In the lines below, output everything from the first line through the line containing "minimum height=29pt] (pc)" exactly as it is. Pictures are not part of the output.
§ §
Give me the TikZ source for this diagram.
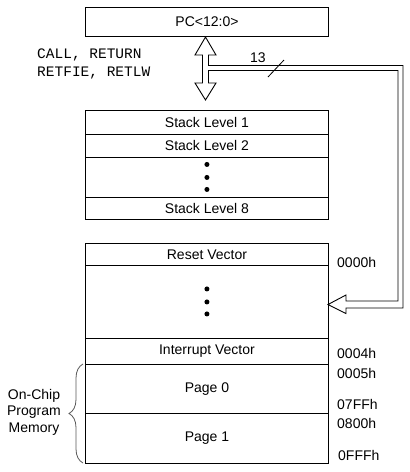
\documentclass[tikz,border=0pt]{standalone}
\usepackage{fontspec}
\setmainfont{Liberation Sans}
\setmonofont{Liberation Mono}
\usetikzlibrary{decorations.pathreplacing}
\begin{document}
\begin{tikzpicture}[x=1pt, y=-1pt,
    every node/.style={font=\fontsize{14}{16.5}\selectfont, inner sep=0pt},
    cell/.style={rectangle, draw, line width=0.9pt, minimum width=243pt, anchor=north west},
    addr/.style={anchor=west}]
    \useasboundingbox (0,0) rectangle (410,472);

    % Program counter
    \node[cell, minimum height=29pt] (pc) at (85,7) {PC<12:0>};

    % Stack
    \node[cell, minimum height=24pt] (sl1) at (85,110) {Stack Level 1};
    \node[cell, minimum height=23pt] (sl2) at (85,134) {Stack Level 2};
    \node[cell, minimum height=40pt] (sldots) at (85,157) {};
    \node[cell, minimum height=22pt] (sl8) at (85,197) {Stack Level 8};
    \foreach \dy in {-13,0,12}
        \fill (sldots.center) ++(0,\dy) circle (2.5pt);

    % Program memory
    \node[cell, minimum height=22pt] (rv) at (85,243) {Reset Vector};
    \node[cell, minimum height=73pt] (memdots) at (85,265) {};
    \node[cell, minimum height=26pt] (iv) at (85,338) {Interrupt Vector};
    \node[cell, minimum height=49pt] (pg0) at (85,364) {Page 0};
    \node[cell, minimum height=50pt] (pg1) at (85,413) {Page 1};
    \foreach \dy in {-13,0,12}
        \fill (memdots.center) ++(0,\dy) circle (2.5pt);

    \node[addr] (a0000) at (337,262) {0000h};
    \node[addr] (a0004) at (337,353) {0004h};
    \node[addr] (a0005) at (337,373) {0005h};
    \node[addr] (a07ff) at (337,404) {07FFh};
    \node[addr] (a0800) at (337,423) {0800h};
    \node[addr] (a0fff) at (338,455) {0FFFh};

    % Instructions that move the stack
    \node[anchor=west, font=\ttfamily\fontsize{14.5}{17}\selectfont] (calls) at (37,55) {CALL, RETURN};
    \node[anchor=west, font=\ttfamily\fontsize{14.5}{17}\selectfont] (rets) at (37,73) {RETFIE, RETLW};

    % Hollow bus arrows
    \draw[line width=0.9pt, fill=white]
        (205.5,37) -- (216,55) -- (208.5,55) -- (208.5,65.5) -- (403,65.5)
        -- (403,308) -- (346,308) -- (346,313.5) -- (328,304.5) -- (346,295)
        -- (346,301) -- (398,301) -- (398,70.5) -- (208.5,70.5) -- (208.5,83)
        -- (216,83) -- (205.5,100) -- (195,83) -- (202.5,83) -- (202.5,55)
        -- (195,55) -- cycle;

    % Bus width
    \draw[line width=0.8pt] (268,77) -- (284,60);
    \node (width) at (258,58) {13};

    % On-chip memory brace
    \draw[gray!70!black, line width=0.8pt, decorate, decoration={brace, amplitude=14pt}]
        (83,463) -- (83,364);
    \node[align=center] (onchip) at (34,412) {On-Chip\\Program\\Memory};
\end{tikzpicture}
\end{document}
§ §
--- Task answer ---
Give me the TikZ source for this diagram.
\documentclass[tikz,border=0pt]{standalone}
\usepackage{fontspec}
\setmainfont{Liberation Sans}
\setmonofont{Liberation Mono}
\usetikzlibrary{decorations.pathreplacing}
\begin{document}
\begin{tikzpicture}[x=1pt, y=-1pt,
    every node/.style={font=\fontsize{14}{16.5}\selectfont, inner sep=0pt},
    cell/.style={rectangle, draw, line width=0.9pt, minimum width=243pt, anchor=north west},
    addr/.style={anchor=west}]
    \useasboundingbox (0,0) rectangle (410,472);

    % Program counter
    \node[cell, minimum height=29pt] (pc) at (85,7) {PC<12:0>};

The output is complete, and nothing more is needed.